Pubblicato il 18 Febbraio 2022
Verso un mercato inclusivo: le certificazioni Kosher, Halal e Vegan
Trasparenza e inclusività sono aspetti sempre più centrali agli occhi dei consumatori. Spesso leggere l’etichetta di un prodotto non basta a rassicurare sull’origine degli ingredienti in esso contenuti, che si tratti di un alimento, di un cosmetico oppure di un capo di vestiario. La richiesta di prodotti, provenienti da filiere sostenibili è un trend destinato a guidare la crescita del mercato negli anni a venire. D’altra parte, in una società sempre più multietnica, anche le aziende sono chiamate a gettare ponti tra le diverse culture.

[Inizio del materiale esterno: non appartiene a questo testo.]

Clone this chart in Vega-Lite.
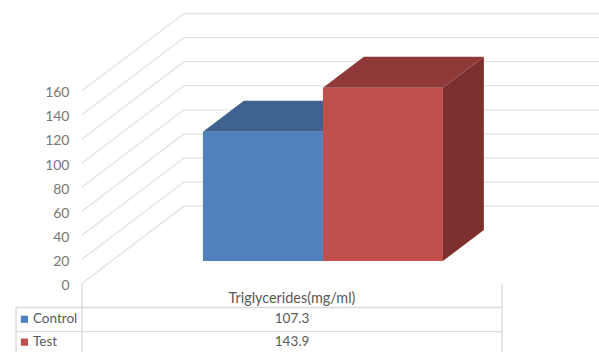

In questo contesto si inseriscono le certificazioni Kosher, Halal e Vegan, non più esclusivamente ricercate per criteri religiosi o etici, ma marchi di garanzia presso una platea di consumatori più attenta e consapevole.
Prodotti Halal per il mondo islamico
Con una presenza globale di 1,8 miliardi di persone, ovvero il 23% della popolazione mondiale, i consumatori islamici sono un segmento in rapida crescita. Un dato che non sfugge alle aziende, impegnate a sviluppare nuovi prodotti e servizi in linea con le esigenze di consumo dei musulmani. Basti pensare che l’offerta di prodotti certificati Halal è aumentata del 19% dal 2018 al 2020. La certificazione Halal serve ad attestare che i prodotti agroalimentari, cosmetici, chimico-farmaceutici, ma anche i processi industriali, siano conformi alle norme etiche ed igienico-sanitarie della legge e della dottrina dell’Islam. È inoltre applicabile anche ai servizi, quali ad esempio quelli finanziari, assicurativi e turistici. Si tratta di una certificazione di qualità, di filiera e di prodotto, che comprende tutti i sistemi di controllo della qualità, l'approvvigionamento delle materie prime, i processi di trasformazione, la logistica interna, lo stoccaggio e il trasporto fino alla destinazione finale. I principali requisiti per ottenere la certificazione sono i seguenti:- assenza di sostanze non conformi (materie prime, ingredienti, additivi, ecc., inclusi quelli che non figurano sull’etichetta ma che entrano in contatto con il prodotto);
- non contaminazione tra ingredienti Halal e Haram (vietati) attraverso la separazione delle linee produttive;
- tracciabilità dei prodotti e delle materie prime;
- igiene e sicurezza;
- sistema di qualità aziendale conforme alla produzione Halal.
La crescita del mercato Kosher
I prodotti Kosher stanno registrando tassi di crescita sempre più alti in paesi come Stati Uniti, Israele, Polonia, Ungheria e Romania, ma anche in Italia. A richiederli non sono solo consumatori appartenenti alla comunità ebraica, ma anche musulmani, induisti, vegetariani e vegani attenti ai criteri di qualità e tracciabilità. Si ha la percezione che il cibo kosher sia più pulito o più sano oppure si vuole essere certi che un determinato prodotto non contenga potenziali allergeni, per esempio i crostacei. Uno studio di Quartz ha rivelato che, nonostante solo il 2% della popolazione americana sia di origini ebraiche, circa il 41% di tutto il cibo confezionato negli Stati Uniti è certificato Kosher. Si prevede inoltre che le vendite globali di alimenti Kosher aumenteranno fino a quasi 60 miliardi di dollari nel 2025, dai 24 miliardi di dollari del 2017. Non sorprende quindi che sempre più aziende siano orientate verso l’ottenimento della certificazione Kosher. Con Kosher intendiamo l’insieme di norme che regolano l’alimentazione degli ebrei osservanti secondo le leggi della Torah. L’omonima certificazione si ottiene a seguito di un iter di controllo da parte di un ente rabbinico specializzato, che verifica la conformità della produzione alle regole ebraiche. La supervisione riguarda in particolare due aspetti:- gli ingredienti, ovvero tutte le materie prime presenti in un prodotto, che devono essere Kosher;
- gli impianti di lavorazione, che non possono essere contaminati con alimenti non ammessi.